The firewall paradox is a theoretical conflict in physics suggesting that an observer falling into a black hole would encounter a high-energy “firewall” at the event horizon, contradicting the classical expectation that crossing the horizon should be uneventful.
Why is the firewall paradox important in black hole physics?
It challenges the principles of quantum mechanics and general relativity by questioning how information is preserved in black holes and whether the event horizon is a smooth boundary or a destructive barrier.
What causes the firewall paradox?
The paradox arises from attempts to reconcile quantum entanglement, information conservation, and the smoothness of spacetime at the event horizon, leading to conflicting predictions about what an infalling observer experiences.
Does the firewall paradox mean black holes have literal firewalls?
No, the term “firewall” is metaphorical, describing a hypothetical zone of intense radiation or energy at the event horizon, not a physical wall of fire.
How does the firewall paradox relate to the black hole information paradox?
Both paradoxes deal with the fate of information in black holes. The firewall paradox is one proposed resolution to the information paradox, suggesting that information is not lost but that the event horizon is not smooth.
Have scientists resolved the firewall paradox?
As of now, the firewall paradox remains an open problem in theoretical physics, with various competing hypotheses but no definitive experimental evidence.

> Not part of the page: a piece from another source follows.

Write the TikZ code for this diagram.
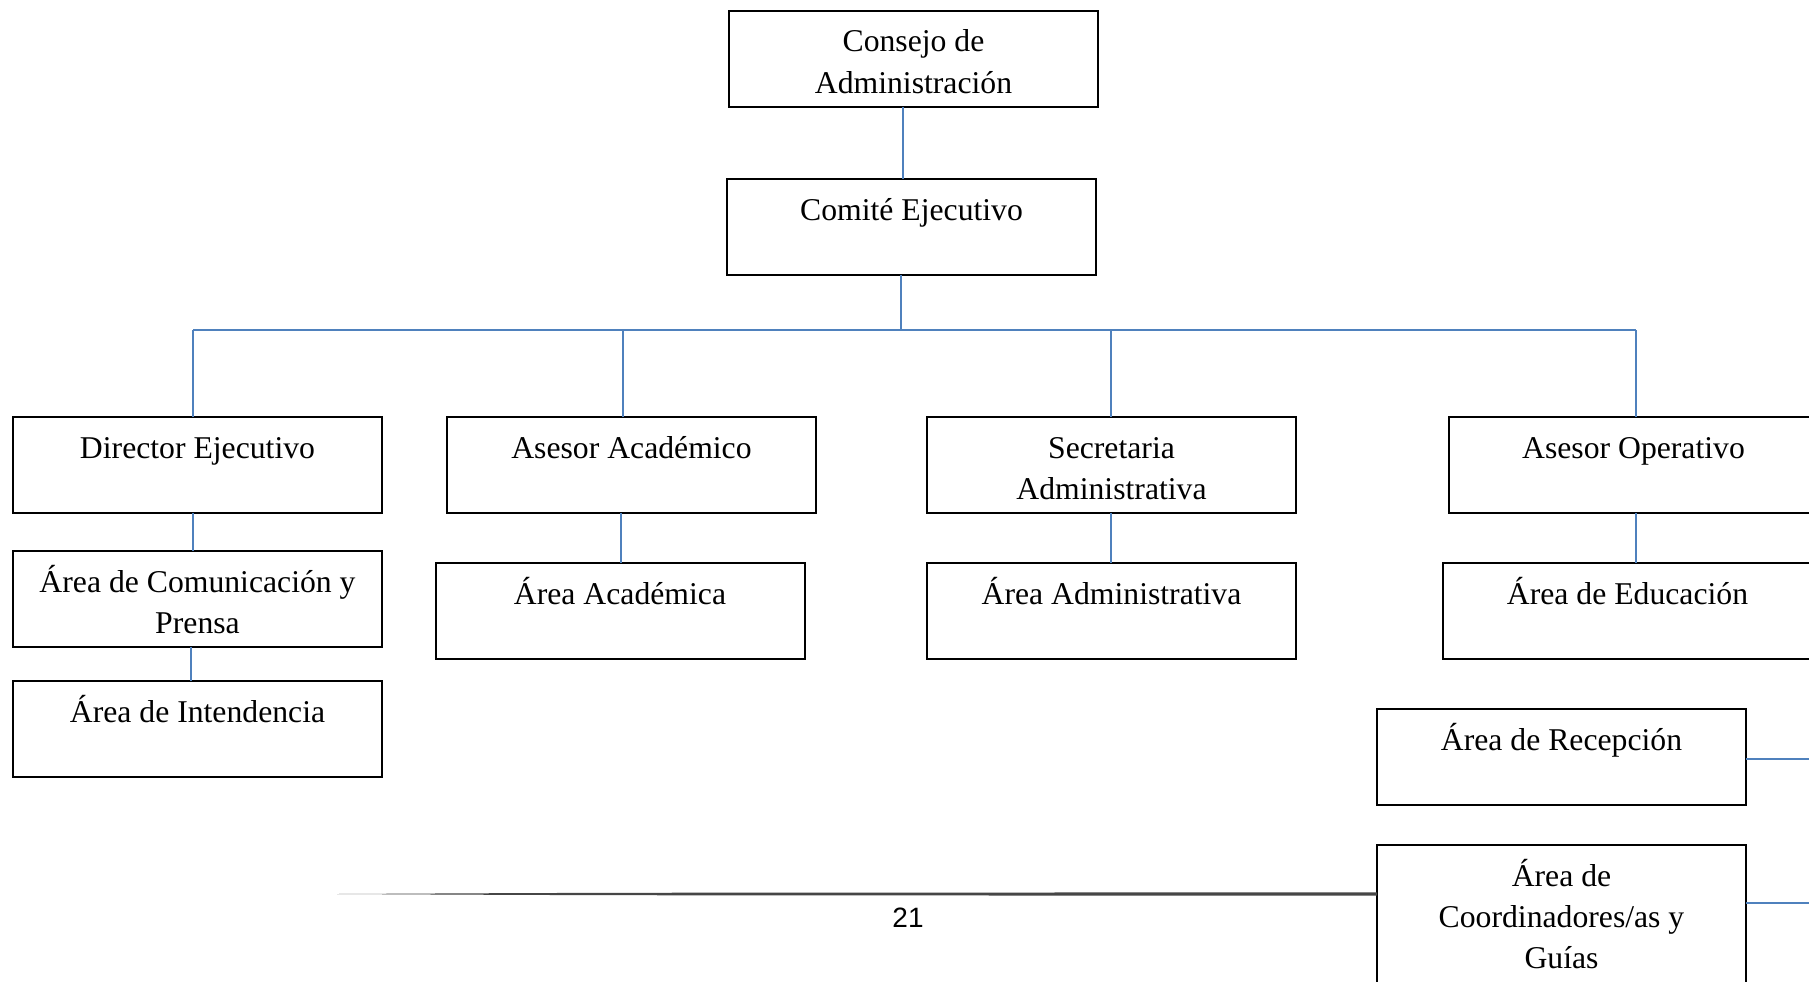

What theories attempt to explain or resolve the firewall paradox?
Proposals include modifications to quantum mechanics, the idea of black hole complementarity, and the holographic principle, among others.
Can the firewall paradox be tested experimentally?
Currently, it is not possible to test the firewall paradox directly due to the extreme conditions near black holes, but indirect evidence may come from advances in quantum gravity and astrophysical observations.
Who first proposed the firewall paradox?
The firewall paradox was introduced in 2012 by physicists Almheiri, Marolf, Polchinski, and Sully, often abbreviated as AMPS.
What implications does the firewall paradox have for our understanding of spacetime?
It suggests that the classical notion of a smooth event horizon may be incorrect, potentially requiring new physics to describe the nature of spacetime near black holes.